Lohse lays some of the blame on his classmates, and more on the “recruiting culture” at his college:
The whispered promise of recruiting stunts many undergraduates’ intellectual development at square one, commodifying their academic experience, papering over all other possible life paths or making them simply financially infeasible in contrast. It attempts to render insignificant the essential elements of a liberal arts education. Dartmouth is not a vocational school for investment bankers, nor should it be. We came to this school to probe big questions about why the world is the way it is — not to conform to a withering ideal of wealth and virtual power that we have been manufactured to hold dear.
Maybe Dartmouth is doing too good a job of explaining Why The World Is The Way It Is. It doesn’t take long for students to figure out that the easiest way to get ahead is to make a ton of money, and so they become bankers.
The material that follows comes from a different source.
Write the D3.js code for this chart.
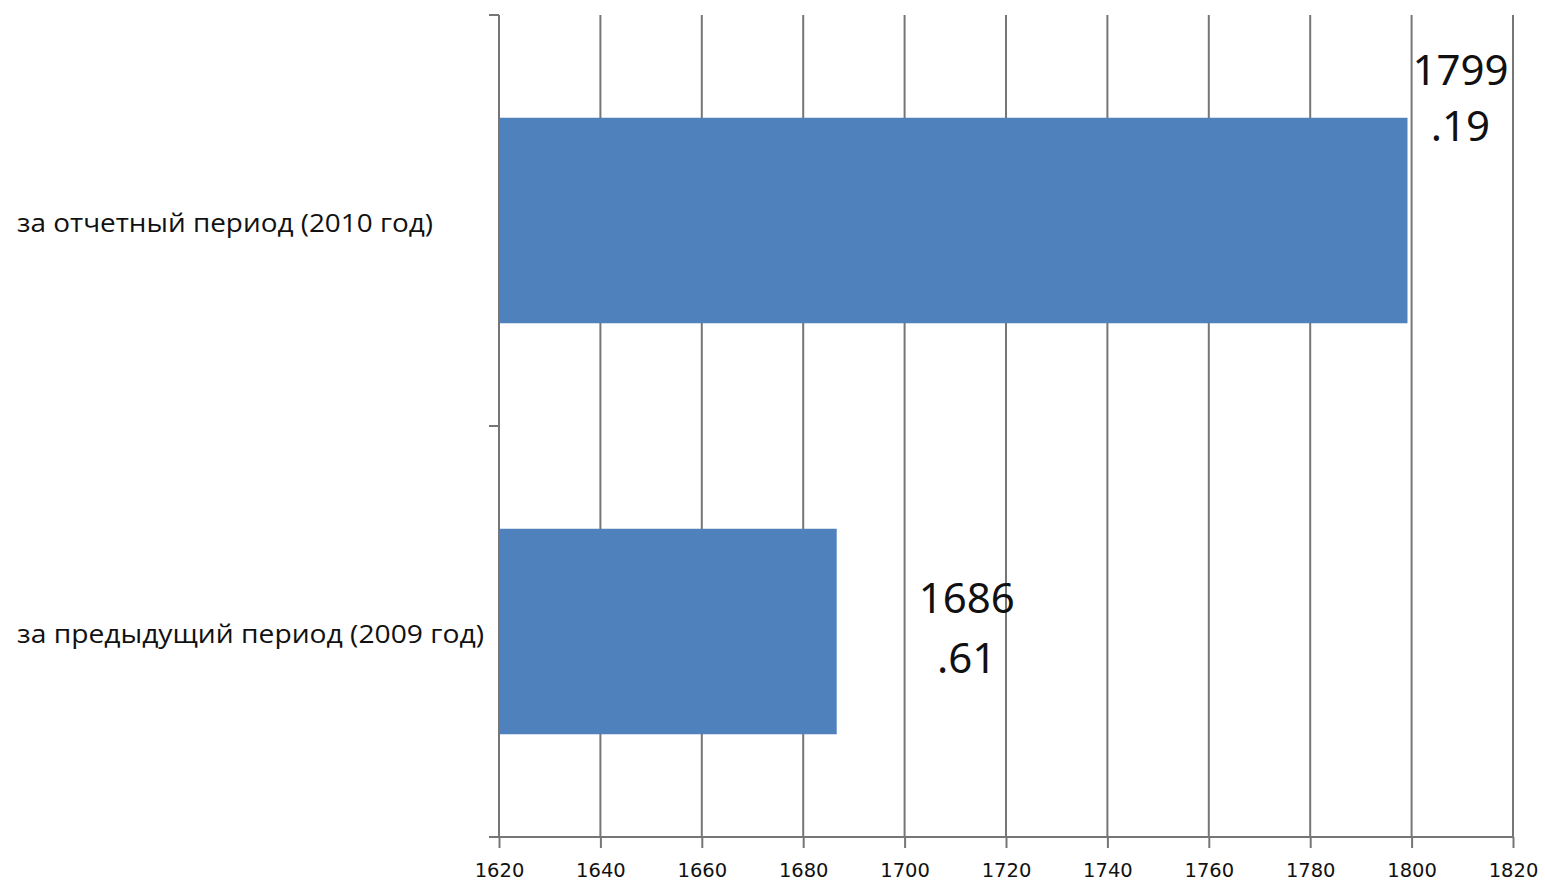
<!DOCTYPE html>
<html>
<head>
<meta charset="utf-8">
<script src="https://cdn.jsdelivr.net/npm/d3@7"></script>
<style>
  html, body { margin: 0; padding: 0; background: #fff; }
  svg { display: block; }
</style>
</head>
<body>
<script>
// Categories from top to bottom, with their values
const categories = ["за отчетный период (2010 год)", "за предыдущий период (2009 год)"];
const values = [1799.19, 1686.61];
// Value labels are split over two lines
const labelLines = [["1799", ".19"], ["1686", ".61"]];
const xTicks = [1620, 1640, 1660, 1680, 1700, 1720, 1740, 1760, 1780, 1800, 1820];

const W = 1545, H = 882;
const plot = { left: 499, right: 1513, top: 15, bottom: 837 };

const svg = d3.select("body").append("svg")
  .attr("width", W).attr("height", H);

const x = d3.scaleLinear().domain([1620, 1820]).range([plot.left, plot.right]);
const y = d3.scaleBand().domain(categories)
  .range([plot.top, plot.bottom])
  .paddingInner(0.5).paddingOuter(0.25);

const gridColor = "#767676";

// vertical gridlines
svg.append("g").selectAll("line").data(xTicks).join("line")
  .attr("x1", d => x(d)).attr("x2", d => x(d))
  .attr("y1", plot.top).attr("y2", plot.bottom)
  .attr("stroke", gridColor).attr("stroke-width", 2);

// bars
svg.append("g").selectAll("rect").data(categories).join("rect")
  .attr("x", x(1620))
  .attr("y", d => y(d))
  .attr("width", (d, i) => x(values[i]) - x(1620))
  .attr("height", y.bandwidth())
  .attr("fill", "#4f81bd");

// x axis
const xAxis = d3.axisBottom(x).tickValues(xTicks).tickSize(11).tickSizeOuter(0)
  .tickFormat(d3.format("d"));
const gx = svg.append("g").attr("transform", `translate(0,${plot.bottom})`).call(xAxis);
gx.select(".domain").remove();
gx.selectAll(".tick line").attr("stroke", gridColor).attr("stroke-width", 2);
gx.selectAll(".tick text")
  .attr("y", 40).attr("dy", 0)
  .attr("font-family", "DejaVu Sans, Verdana, sans-serif")
  .attr("font-size", 19.5).attr("fill", "#111");
svg.append("line")
  .attr("x1", plot.left - 10).attr("x2", plot.right)
  .attr("y1", plot.bottom).attr("y2", plot.bottom)
  .attr("stroke", gridColor).attr("stroke-width", 2);

// y axis with ticks at category boundaries
const bounds = [plot.top, (y(categories[0]) + y.bandwidth() + y(categories[1])) / 2, plot.bottom];
svg.append("line")
  .attr("x1", plot.left).attr("x2", plot.left)
  .attr("y1", plot.top).attr("y2", plot.bottom)
  .attr("stroke", gridColor).attr("stroke-width", 2);
svg.append("g").selectAll("line").data(bounds).join("line")
  .attr("x1", plot.left - 10).attr("x2", plot.left)
  .attr("y1", d => d).attr("y2", d => d)
  .attr("stroke", gridColor).attr("stroke-width", 2);

// category labels
const catWidths = [416, 467];
svg.append("g").selectAll("text").data(categories).join("text")
  .attr("x", 17)
  .attr("y", d => y(d) + y.bandwidth() / 2 + 11)
  .attr("font-family", "Open Sans, Noto Sans, sans-serif")
  .attr("font-size", 25)
  .attr("textLength", (d, i) => catWidths[i])
  .attr("lengthAdjust", "spacingAndGlyphs")
  .attr("fill", "#111")
  .text(d => d);

// value labels: horizontal and vertical offsets from the bar end / bar centre
const labelDx = [53, 130];
const labelDy = [-136, -19];
const lineGap = [56, 60];
const vl = svg.append("g").selectAll("g").data(categories).join("g")
  .attr("transform", (d, i) =>
    `translate(${x(values[i]) + labelDx[i]},${y(d) + y.bandwidth() / 2 + labelDy[i]})`);
vl.each(function(d, i) {
  d3.select(this).selectAll("text").data(labelLines[i]).join("text")
    .attr("x", 0)
    .attr("y", (t, j) => j * lineGap[i])
    .attr("text-anchor", "middle")
    .attr("font-family", "Noto Sans, Open Sans, sans-serif")
    .attr("font-size", 42)
    .attr("fill", "#111")
    .text(t => t);
});
</script>
</body>
</html>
But Lohse would rather his classmates “think about inequalities” and “[question] class-based systems of power and dominance.”
I can’t help but think Lohse has a future in consulting, an industry powered by the replication of successful business strategies. This is the third Ivy League daily newspaper column in less than a year that spouts invective at bankers, banks, and the colleges that cower in front of their demands, and all three have made significant splashes in this hypersensitive industry. But while one such columnist suggested incentivizing public service careers, and the other advocated banning banks from recruiting from campus, this one just seems really convinced that he knows better than you, and really intent on proving it:
Is this what it means to be ambitious in our culture? Should this be the goal of the valedictorians of Ivy League institutions? No matter how hard I try, I cannot think of more pathetic ambitions.